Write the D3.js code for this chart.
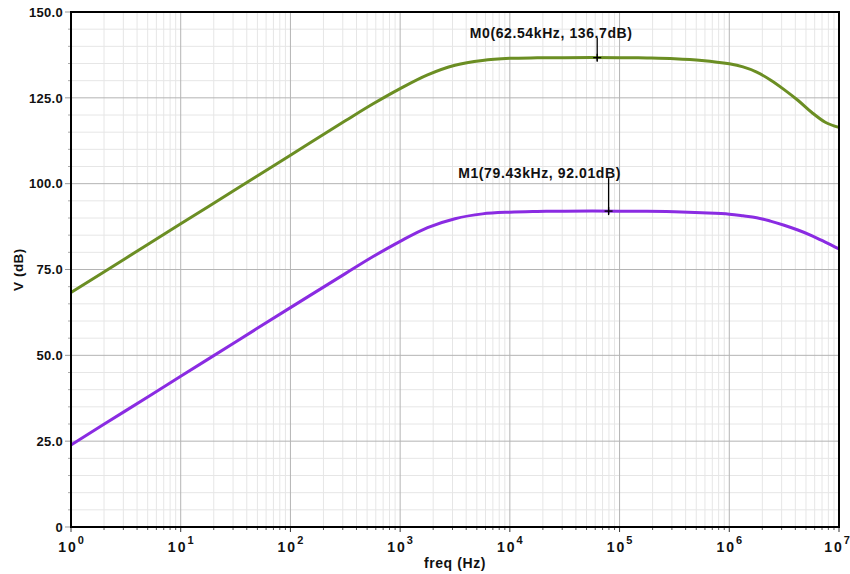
<!DOCTYPE html>
<html>
<head>
<meta charset="utf-8">
<script src="https://cdn.jsdelivr.net/npm/d3@7"></script>
<style>
  body { margin: 0; background: #fff; }
  svg text { font-family: "Liberation Sans", Arial, sans-serif; font-weight: bold; fill: #111; }
</style>
</head>
<body>
<div id="chart"></div>
<script>

// data
var freqHz = [1, 3.162, 10, 31.62, 100, 316.2, 562.3, 1000, 1778, 3162, 5623, 1e4, 1.778e4, 3.162e4,
  1e5, 1.778e5, 3.162e5, 5.623e5, 1e6, 1.334e6, 1.778e6, 2.371e6, 3.162e6, 4.217e6, 5.623e6, 7.499e6, 1e7];
var seriesM0 = [68.3, 78.3, 88.3, 98.3, 108.3, 118.3, 123.2, 127.7, 131.7, 134.5, 135.9, 136.5, 136.65, 136.7,
  136.7, 136.6, 136.4, 135.9, 134.9, 134.0, 132.5, 130.2, 127.4, 124.3, 120.8, 117.9, 116.4];
var seriesM1 = [23.9, 33.9, 43.9, 53.9, 63.9, 73.8, 78.7, 83.2, 87.2, 89.8, 91.2, 91.7, 91.9, 92.0,
  92.0, 91.95, 91.8, 91.5, 91.1, 90.65, 90.1, 89.1, 87.9, 86.5, 84.9, 83.0, 81.0];
var seriesColors = ['#6b8e23', '#8a2be2'];

var markerNames = ['M0', 'M1'];
var markerFreqLabel = ['62.54kHz', '79.43kHz'];
var markerFreq = [62540, 79430];
var markerDb = [136.7, 92.01];

var yTicks = [0, 25, 50, 75, 100, 125, 150];
var xDecades = [0, 1, 2, 3, 4, 5, 6, 7];

// layout
var attrs = {
  svgWidth: 850,
  svgHeight: 574,
  marginTop: 12,
  marginLeft: 71,
  marginRight: 11,
  marginBottom: 47
};
var labelOffset = [{ dx: -46, dy: -20 }, { dx: -69, dy: -33 }];

var calc = {};
calc.w = attrs.svgWidth - attrs.marginLeft - attrs.marginRight;
calc.h = attrs.svgHeight - attrs.marginTop - attrs.marginBottom;

var svg = d3.select('#chart').append('svg')
  .attr('width', attrs.svgWidth)
  .attr('height', attrs.svgHeight);

var chart = svg.append('g')
  .attr('transform', 'translate(' + attrs.marginLeft + ',' + attrs.marginTop + ')');

var xScale = d3.scaleLog().domain([1, 1e7]).range([0, calc.w]);
var yScale = d3.scaleLinear().domain([0, 150]).range([calc.h, 0]);

// minor values
var xMinor = [];
xDecades.slice(0, -1).forEach(function (d) {
  for (var k = 2; k <= 9; k++) xMinor.push(k * Math.pow(10, d));
});
var yMinor = d3.range(0, 151, 5).filter(function (v) { return v % 25 !== 0; });

// grid
var grid = chart.append('g').attr('class', 'grid');
grid.selectAll('.xminor').data(xMinor).enter().append('line')
  .attr('x1', function (d) { return xScale(d); }).attr('x2', function (d) { return xScale(d); })
  .attr('y1', 0).attr('y2', calc.h)
  .attr('stroke', '#e6e6e6').attr('stroke-width', 1);
grid.selectAll('.yminor').data(yMinor).enter().append('line')
  .attr('x1', 0).attr('x2', calc.w)
  .attr('y1', function (d) { return yScale(d); }).attr('y2', function (d) { return yScale(d); })
  .attr('stroke', '#e6e6e6').attr('stroke-width', 1);
grid.selectAll('.xmajor').data(xDecades).enter().append('line')
  .attr('x1', function (d) { return xScale(Math.pow(10, d)); }).attr('x2', function (d) { return xScale(Math.pow(10, d)); })
  .attr('y1', 0).attr('y2', calc.h)
  .attr('stroke', '#b4b4b4').attr('stroke-width', 1);
grid.selectAll('.ymajor').data(yTicks).enter().append('line')
  .attr('x1', 0).attr('x2', calc.w)
  .attr('y1', function (d) { return yScale(d); }).attr('y2', function (d) { return yScale(d); })
  .attr('stroke', '#b4b4b4').attr('stroke-width', 1);

// axes ticks
var yAxis = chart.append('g');
yAxis.selectAll('.ytick').data(yTicks).enter().append('line')
  .attr('x1', -6).attr('x2', 0)
  .attr('y1', function (d) { return yScale(d); }).attr('y2', function (d) { return yScale(d); })
  .attr('stroke', '#999');
yAxis.selectAll('.ymt').data(yMinor).enter().append('line')
  .attr('x1', -3).attr('x2', 0)
  .attr('y1', function (d) { return yScale(d); }).attr('y2', function (d) { return yScale(d); })
  .attr('stroke', '#aaa');
yAxis.selectAll('.ylab').data(yTicks).enter().append('text')
  .attr('x', -8)
  .attr('y', function (d) { return yScale(d); })
  .attr('dy', '0.36em')
  .attr('text-anchor', 'end')
  .attr('font-size', '13px')
  .attr('letter-spacing', '0.3px')
  .text(function (d) { return d === 0 ? '0' : d.toFixed(1); });

var xAxis = chart.append('g').attr('transform', 'translate(0,' + calc.h + ')');
xAxis.selectAll('.xtick').data(xDecades).enter().append('line')
  .attr('x1', function (d) { return xScale(Math.pow(10, d)); }).attr('x2', function (d) { return xScale(Math.pow(10, d)); })
  .attr('y1', 0).attr('y2', 5)
  .attr('stroke', '#333');
xAxis.selectAll('.xmt').data(xMinor).enter().append('line')
  .attr('x1', function (d) { return xScale(d); }).attr('x2', function (d) { return xScale(d); })
  .attr('y1', 0).attr('y2', 3)
  .attr('stroke', '#555');
var xlab = xAxis.selectAll('.xlab').data(xDecades).enter().append('text')
  .attr('x', function (d) { return xScale(Math.pow(10, d)) - (d === 7 ? 2 : 0); })
  .attr('y', 25)
  .attr('text-anchor', 'middle')
  .attr('font-size', '14px');
xlab.append('tspan').attr('letter-spacing', '2px').text('10');
xlab.append('tspan').attr('dy', -8).attr('font-size', '11px').text(function (d) { return d; });

// axis titles
svg.append('text')
  .attr('x', attrs.marginLeft + calc.w / 2)
  .attr('y', 568)
  .attr('text-anchor', 'middle')
  .attr('font-size', '14px')
  .attr('letter-spacing', '0.6px')
  .text('freq (Hz)');
svg.append('text')
  .attr('transform', 'translate(23,' + (attrs.marginTop + calc.h / 2) + ') rotate(-90)')
  .attr('text-anchor', 'middle')
  .attr('font-size', '13.5px')
  .attr('letter-spacing', '0.5px')
  .text('V (dB)');

// curves
var line = d3.line()
  .x(function (d) { return xScale(d[0]); })
  .y(function (d) { return yScale(d[1]); })
  .curve(d3.curveCatmullRom.alpha(0.5));

[seriesM0, seriesM1].forEach(function (s, i) {
  chart.append('path')
    .datum(freqHz.map(function (f, j) { return [f, s[j]]; }))
    .attr('fill', 'none')
    .attr('stroke', seriesColors[i])
    .attr('stroke-width', 3)
    .attr('d', line);
});

// frame
chart.append('rect')
  .attr('x', 0).attr('y', 0).attr('width', calc.w).attr('height', calc.h)
  .attr('fill', 'none').attr('stroke', '#000').attr('stroke-width', 2);

// markers
markerNames.forEach(function (name, i) {
  var mx = xScale(markerFreq[i]);
  var my = yScale(markerDb[i]);
  var g = chart.append('g');
  g.append('line').attr('x1', mx).attr('x2', mx)
    .attr('y1', my + labelOffset[i].dy).attr('y2', my + 3)
    .attr('stroke', '#000').attr('stroke-width', 1.3);
  g.append('line').attr('x1', mx - 4).attr('x2', mx + 4)
    .attr('y1', my).attr('y2', my)
    .attr('stroke', '#000').attr('stroke-width', 1.3);
  g.append('line').attr('x1', mx).attr('x2', mx)
    .attr('y1', my - 4).attr('y2', my + 4)
    .attr('stroke', '#000').attr('stroke-width', 1.3);
  g.append('text')
    .attr('x', mx + labelOffset[i].dx)
    .attr('y', my + labelOffset[i].dy)
    .attr('text-anchor', 'middle')
    .attr('font-size', '14px')
    .attr('letter-spacing', '0.6px')
    .text(name + '(' + markerFreqLabel[i] + ', ' + markerDb[i] + 'dB)');
});
</script>
</body>
</html>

- **Work to be completed**: Report only the number of lines that hold the string "chart" in this listing.

- **Solution for this task**: 10